Sunday morning rolls around and I'm up to the Inn and theres happy faced Chet telling me the game was far from over and my team is still in the running. What could I say? No! Nope! Back to the pits I went. Kayla and I played four more games and won the show!!! At one point Kayla was over throwing the shoes so I told her to take a step back then throw. Three times I told her this and each time I did she got a ringer. Chet was as red as his shirt! We won! I've never won any kind of sporting event in my life!!! I even got a trophy. All Bill could do was shake his head. Honest to god I've never seen him so proud of me!
I just have one more bone to pick with Chet, who was nice enough to donate all the trophy's. The little gold figure on top of the trophy is that of a man...this must change by next summer!

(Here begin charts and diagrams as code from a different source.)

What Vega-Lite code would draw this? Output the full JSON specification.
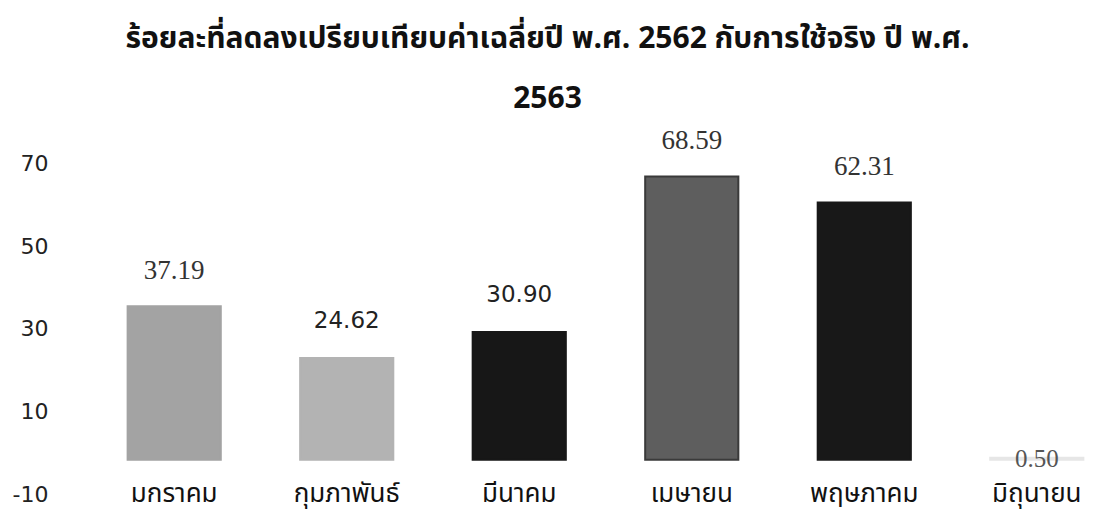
{
  "$schema": "https://vega.github.io/schema/vega-lite/v6.json",
  "width": 973,
  "height": 351,
  "autosize": {"type": "none"},
  "padding": {"left": 119, "top": 150, "right": 2, "bottom": 23},
  "background": "white",
  "view": {"stroke": null},
  "title": {
    "text": ["ร้อยละที่ลดลงเปรียบเทียบค่าเฉลี่ยปี พ.ศ. 2562 กับการใช้จริง ปี พ.ศ.", "2563"],
    "font": "Noto Sans Thai, Tahoma, Noto Sans, sans-serif",
    "fontSize": 30,
    "fontWeight": "bold",
    "color": "#111111",
    "anchor": "middle",
    "frame": "group",
    "dx": -58,
    "offset": 13,
    "lineHeight": 60
  },
  "data": {
    "values": [
      {"month": "มกราคม", "value": 37.19},
      {"month": "กุมภาพันธ์", "value": 24.62},
      {"month": "มีนาคม", "value": 30.90},
      {"month": "เมษายน", "value": 68.59},
      {"month": "พฤษภาคม", "value": 62.31},
      {"month": "มิถุนายน", "value": 0.50}
    ]
  },
  "encoding": {
    "x": {
      "field": "month",
      "type": "nominal",
      "sort": null,
      "scale": {"paddingInner": 0.46, "paddingOuter": 0.05},
      "axis": {
        "title": null,
        "domain": false,
        "ticks": false,
        "labelAngle": 0,
        "labelFont": "Noto Sans Thai, Tahoma, Noto Sans, sans-serif",
        "labelFontSize": 26,
        "labelColor": "#111111",
        "labelBaseline": "middle",
        "labelPadding": -8
      }
    },
    "y": {
      "field": "value",
      "type": "quantitative",
      "scale": {"domain": [-10, 75], "nice": false, "zero": false},
      "axis": {
        "title": null,
        "values": [70, 50, 30, 10, -10],
        "labelExpr": "replace(datum.label, '−', '-')",
        "grid": false,
        "domain": false,
        "ticks": false,
        "labelFont": "DejaVu Sans",
        "labelFontSize": 22,
        "labelColor": "#222222",
        "labelPadding": 71,
        "labelOffset": -7
      }
    }
  },
  "layer": [
    {
      "mark": {"type": "bar", "strokeWidth": 2},
      "encoding": {
        "color": {
          "field": "month",
          "type": "nominal",
          "scale": {
            "domain": ["มกราคม", "กุมภาพันธ์", "มีนาคม", "เมษายน", "พฤษภาคม", "มิถุนายน"],
            "range": ["#a3a3a3", "#b3b3b3", "#171717", "#5e5e5e", "#181818", "#d0d0d0"]
          },
          "legend": null
        },
        "stroke": {
          "field": "month",
          "type": "nominal",
          "scale": {
            "domain": ["มกราคม", "กุมภาพันธ์", "มีนาคม", "เมษายน", "พฤษภาคม", "มิถุนายน"],
            "range": ["#a3a3a3", "#b3b3b3", "#171717", "#3a3a3a", "#181818", "#e6e6e6"]
          },
          "legend": null
        }
      }
    },
    {
      "transform": [{"filter": {"field": "month", "oneOf": ["มกราคม", "เมษายน", "พฤษภาคม"]}}],
      "mark": {"type": "text", "font": "Liberation Serif", "fontSize": 27, "dy": -35, "baseline": "middle", "color": "#333333"},
      "encoding": {"text": {"field": "value", "type": "quantitative", "format": ".2f"}}
    },
    {
      "transform": [{"filter": {"field": "month", "oneOf": ["กุมภาพันธ์", "มีนาคม"]}}],
      "mark": {"type": "text", "font": "DejaVu Sans", "fontSize": 23, "dy": -37, "baseline": "middle", "color": "#222222"},
      "encoding": {"text": {"field": "value", "type": "quantitative", "format": ".2f"}}
    },
    {
      "transform": [{"filter": {"field": "month", "oneOf": ["มิถุนายน"]}}],
      "mark": {"type": "text", "font": "Liberation Serif", "fontSize": 25, "dy": 1, "baseline": "middle", "color": "#555555"},
      "encoding": {"text": {"field": "value", "type": "quantitative", "format": ".2f"}}
    }
  ]
}
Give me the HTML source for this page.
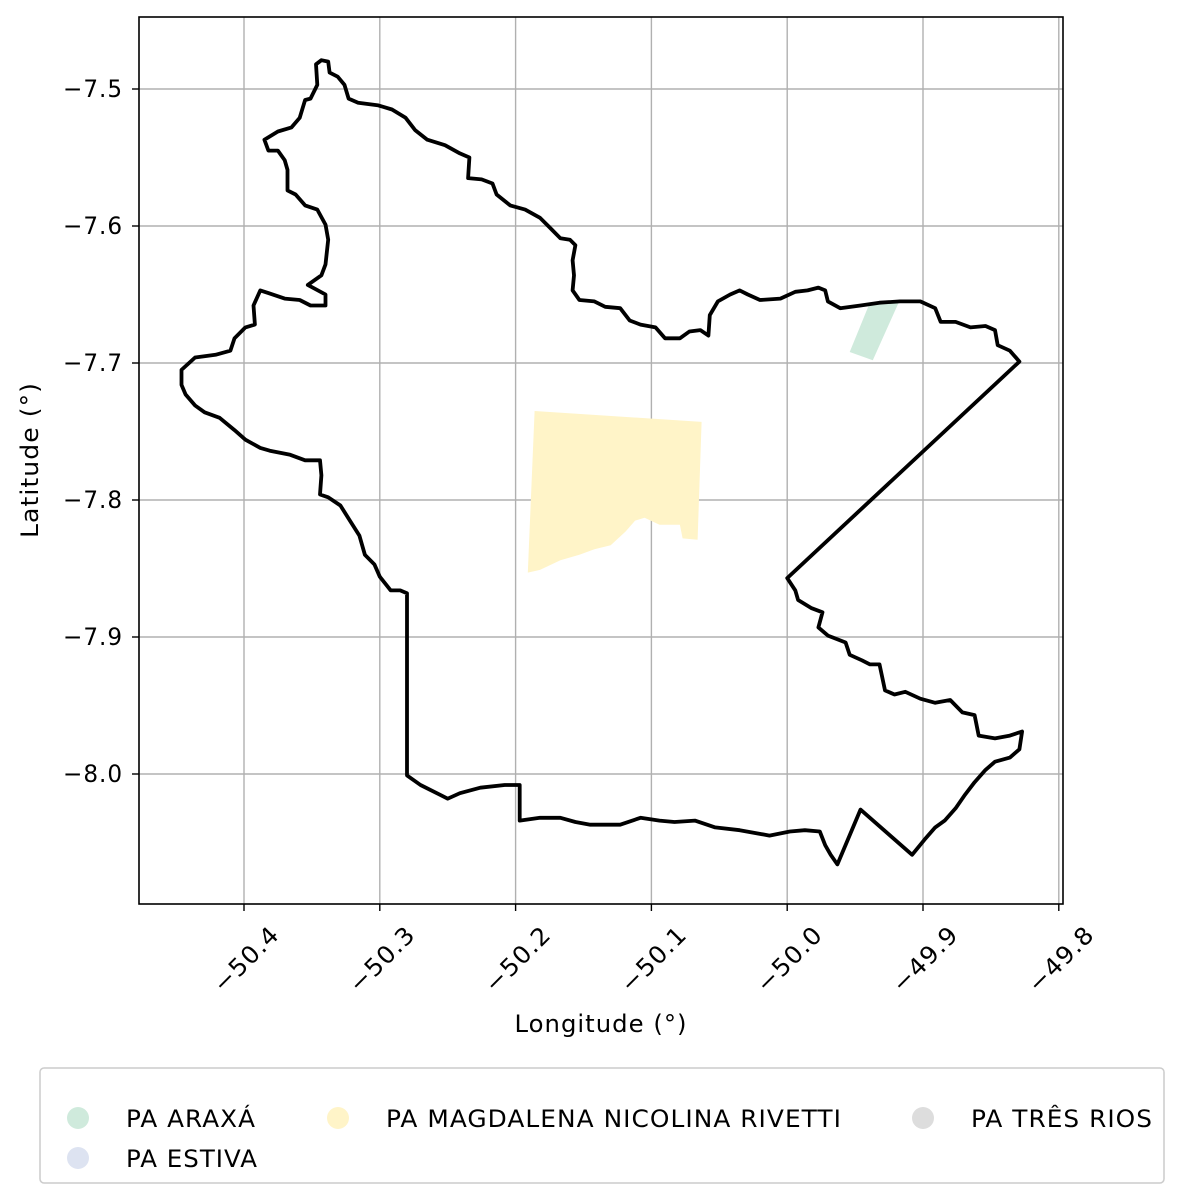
<!DOCTYPE html>
<html><head><meta charset="utf-8"><style>
body{margin:0;background:#fff}
svg{display:block;font-family:"DejaVu Sans","Liberation Sans",sans-serif}
text{letter-spacing:1px}
</style></head><body>
<svg id="chart" width="1183" height="1202" viewBox="0 0 1183 1202" xmlns="http://www.w3.org/2000/svg">
<rect width="1183" height="1202" fill="#fff"/>
<g id="grid"></g>
<g id="fills"></g>
<g id="outline"></g>
<rect x="139" y="17" width="924" height="887" fill="none" stroke="#000" stroke-width="1.6"/>
<g id="ticks"></g>
<text x="601" y="1032" font-size="24" text-anchor="middle" textLength="173" lengthAdjust="spacingAndGlyphs">Longitude (°)</text>
<text transform="translate(38,460) rotate(-90)" font-size="24" text-anchor="middle" textLength="156" lengthAdjust="spacingAndGlyphs">Latitude (°)</text>
<g>
<rect x="40" y="1068" width="1124" height="115" rx="4" fill="#fff" stroke="#ccc" stroke-width="1.5"/>
<g><circle cx="78" cy="1118" r="11" fill="#cfeadc"/><text x="126" y="1127" font-size="24" textLength="130" lengthAdjust="spacingAndGlyphs">PA ARAXÁ</text></g>
<g><circle cx="78" cy="1158" r="11" fill="#dde3f1"/><text x="126" y="1167" font-size="24" textLength="132" lengthAdjust="spacingAndGlyphs">PA ESTIVA</text></g>
<g><circle cx="338" cy="1118" r="11" fill="#fff4c8"/><text x="386" y="1127" font-size="24" textLength="456" lengthAdjust="spacingAndGlyphs">PA MAGDALENA NICOLINA RIVETTI</text></g>
<g><circle cx="923" cy="1118" r="11" fill="#dddddd"/><text x="971" y="1127" font-size="24" textLength="182" lengthAdjust="spacingAndGlyphs">PA TRÊS RIOS</text></g>
</g>
</svg>
<script>
const xTicks=[-50.4,-50.3,-50.2,-50.1,-50.0,-49.9,-49.8];
const xTickLabels=["−50.4","−50.3","−50.2","−50.1","−50.0","−49.9","−49.8"];
const yTicks=[-7.5,-7.6,-7.7,-7.8,-7.9,-8.0];
const yTickLabels=["−7.5","−7.6","−7.7","−7.8","−7.9","−8.0"];
const boundaryLon=[-50.347,-50.343,-50.338,-50.337,-50.331,-50.326,-50.323,-50.316,-50.301,-50.291,-50.281,-50.274,-50.265,-50.252,-50.241,-50.234,-50.235,-50.225,-50.217,-50.214,-50.204,-50.193,-50.182,-50.175,-50.167,-50.160,-50.156,-50.158,-50.157,-50.158,-50.153,-50.142,-50.134,-50.123,-50.116,-50.108,-50.097,-50.090,-50.079,-50.072,-50.064,-50.058,-50.057,-50.051,-50.042,-50.035,-50.029,-50.020,-50.005,-49.994,-49.985,-49.977,-49.972,-49.970,-49.961,-49.946,-49.932,-49.917,-49.902,-49.891,-49.887,-49.876,-49.865,-49.854,-49.847,-49.845,-49.836,-49.829,-50.000,-49.994,-49.992,-49.982,-49.974,-49.977,-49.970,-49.957,-49.954,-49.945,-49.939,-49.932,-49.928,-49.921,-49.913,-49.902,-49.891,-49.880,-49.871,-49.862,-49.859,-49.847,-49.836,-49.827,-49.829,-49.836,-49.847,-49.854,-49.862,-49.869,-49.876,-49.884,-49.891,-49.899,-49.908,-49.946,-49.963,-49.968,-49.972,-49.976,-49.987,-49.998,-50.013,-50.035,-50.053,-50.068,-50.083,-50.094,-50.108,-50.123,-50.134,-50.145,-50.156,-50.167,-50.182,-50.197,-50.197,-50.208,-50.226,-50.241,-50.250,-50.256,-50.270,-50.280,-50.280,-50.285,-50.292,-50.300,-50.304,-50.311,-50.315,-50.322,-50.329,-50.338,-50.344,-50.343,-50.344,-50.355,-50.366,-50.381,-50.388,-50.399,-50.407,-50.418,-50.429,-50.436,-50.443,-50.446,-50.446,-50.436,-50.421,-50.410,-50.407,-50.399,-50.392,-50.393,-50.388,-50.382,-50.370,-50.359,-50.351,-50.340,-50.340,-50.353,-50.343,-50.340,-50.338,-50.340,-50.346,-50.355,-50.362,-50.368,-50.368,-50.370,-50.375,-50.382,-50.385,-50.375,-50.365,-50.359,-50.355,-50.351,-50.346,-50.347];
const boundaryLat=[-7.482,-7.479,-7.480,-7.488,-7.491,-7.497,-7.507,-7.510,-7.512,-7.515,-7.521,-7.530,-7.537,-7.541,-7.547,-7.550,-7.565,-7.566,-7.569,-7.577,-7.585,-7.588,-7.594,-7.601,-7.609,-7.610,-7.614,-7.625,-7.636,-7.647,-7.654,-7.655,-7.659,-7.660,-7.669,-7.672,-7.674,-7.682,-7.682,-7.677,-7.676,-7.680,-7.665,-7.655,-7.650,-7.647,-7.650,-7.654,-7.653,-7.648,-7.647,-7.645,-7.647,-7.655,-7.660,-7.658,-7.656,-7.655,-7.655,-7.660,-7.670,-7.670,-7.674,-7.673,-7.676,-7.687,-7.691,-7.699,-7.857,-7.866,-7.873,-7.879,-7.882,-7.893,-7.899,-7.904,-7.913,-7.917,-7.920,-7.920,-7.939,-7.942,-7.940,-7.945,-7.948,-7.946,-7.955,-7.957,-7.972,-7.974,-7.972,-7.969,-7.982,-7.988,-7.991,-7.997,-8.006,-8.015,-8.025,-8.034,-8.039,-8.048,-8.059,-8.026,-8.066,-8.059,-8.052,-8.042,-8.041,-8.042,-8.045,-8.041,-8.039,-8.034,-8.035,-8.034,-8.032,-8.037,-8.037,-8.037,-8.035,-8.032,-8.032,-8.034,-8.008,-8.008,-8.010,-8.014,-8.018,-8.015,-8.008,-8.001,-7.868,-7.866,-7.866,-7.856,-7.847,-7.840,-7.826,-7.815,-7.804,-7.798,-7.796,-7.782,-7.771,-7.771,-7.767,-7.764,-7.762,-7.756,-7.749,-7.740,-7.736,-7.731,-7.723,-7.716,-7.705,-7.696,-7.694,-7.691,-7.682,-7.674,-7.672,-7.658,-7.647,-7.649,-7.653,-7.654,-7.658,-7.658,-7.650,-7.643,-7.636,-7.628,-7.610,-7.599,-7.588,-7.585,-7.577,-7.574,-7.559,-7.552,-7.545,-7.545,-7.537,-7.531,-7.528,-7.521,-7.508,-7.507,-7.497,-7.482];
const araxaLon=[-49.954,-49.937,-49.918,-49.940];
const araxaLat=[-7.692,-7.698,-7.656,-7.658];
const magdalenaLon=[-50.186,-50.063,-50.066,-50.077,-50.079,-50.094,-50.105,-50.112,-50.119,-50.130,-50.142,-50.153,-50.167,-50.182,-50.191];
const magdalenaLat=[-7.735,-7.743,-7.829,-7.828,-7.818,-7.818,-7.813,-7.815,-7.823,-7.833,-7.836,-7.840,-7.844,-7.851,-7.853];

const NS="http://www.w3.org/2000/svg";
function xs(lon){return 244+(lon+50.4)*1358;}
function ys(lat){return 89+(-7.5-lat)*1370;}
function mk(tag,attrs,parent){const e=document.createElementNS(NS,tag);for(const k in attrs)e.setAttribute(k,attrs[k]);parent.appendChild(e);return e;}
const grid=document.getElementById('grid'),ticks=document.getElementById('ticks');
xTicks.forEach((v,i)=>{
  const x=xs(v);
  const l=mk('line',{x1:x,x2:x,y1:17,y2:904,stroke:'#b0b0b0','stroke-width':1.4},grid);
  
  
  const t=mk('line',{x1:x,x2:x,y1:904,y2:911,stroke:'#000','stroke-width':1.4},ticks);
  
  
  const tx=mk('text',{x:0,y:0,'font-size':24,'text-anchor':'middle','dominant-baseline':'middle',textLength:82,lengthAdjust:'spacingAndGlyphs',transform:`translate(${x+3},${960}) rotate(-45)`},ticks);
  tx.textContent=xTickLabels[i];
  
  
});
yTicks.forEach((v,i)=>{
  const y=ys(v);
  const l=mk('line',{x1:139,x2:1063,y1:y,y2:y,stroke:'#b0b0b0','stroke-width':1.4},grid);
  
  
  const t=mk('line',{x1:132,x2:139,y1:y,y2:y,stroke:'#000','stroke-width':1.4},ticks);
  
  
  const tx=mk('text',{x:123,y:y+8,'font-size':24,'text-anchor':'end',textLength:60,lengthAdjust:'spacingAndGlyphs'},ticks);
  tx.textContent=yTickLabels[i];
  
  
});
function pts(lons,lats){return lons.map((v,i)=>xs(v).toFixed(1)+','+ys(lats[i]).toFixed(1)).join(' ');}
const fills=document.getElementById('fills');
const p1=mk('polygon',{points:pts(magdalenaLon,magdalenaLat),fill:'#fff4c8'},fills);


const p2=mk('polygon',{points:pts(araxaLon,araxaLat),fill:'#cfeadc'},fills);


const ol=mk('polygon',{points:pts(boundaryLon,boundaryLat),fill:'none',stroke:'#000','stroke-width':3.8,'stroke-linejoin':'round'},document.getElementById('outline'));


</script>
</body></html>
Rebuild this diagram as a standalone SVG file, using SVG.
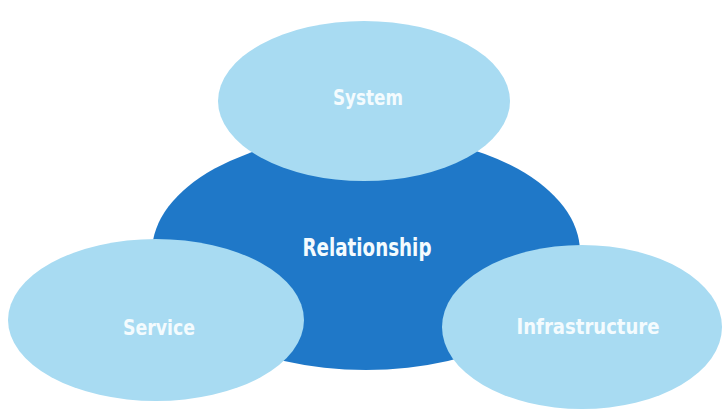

Saturday while all this was going on, Nick decided to go for a kayak...turning out to be a bad decision being as windy and raining as it was. He capsized the kayak and had to swim quite a ways to land in his new heavy leather chippehwa boots weighing in at least ten pounds a piece. Duh Nick. Kayaking with leather anchors on your feet is not the smartest thing you've ever done. He lost his cell phone and almost his life. I was a mess for hours thinking of him out on that water. We almost had the ranger go out after him. But Nick managed to get to shore and just happened to find a plastic baggy with some matches in it. He made a fire and dried out some of his clothes and got the courage to get back in the kayak where he kayaked to an island that had a camp with some nice people in it who drove him and his soggy assed gear back to Stillwater. The whole next day was shot for him as he was sore from such a heavy swim. I have to think his guardian angel was looking over him during his whole ordeal. I know Dad was with me on that horseshoe pit...He loved to play in his younger day. Actually knowing Dad...he was pulling a double shift making sure Nick was OK and winning that horseshoe game for me. Thanks Dad! Miss you.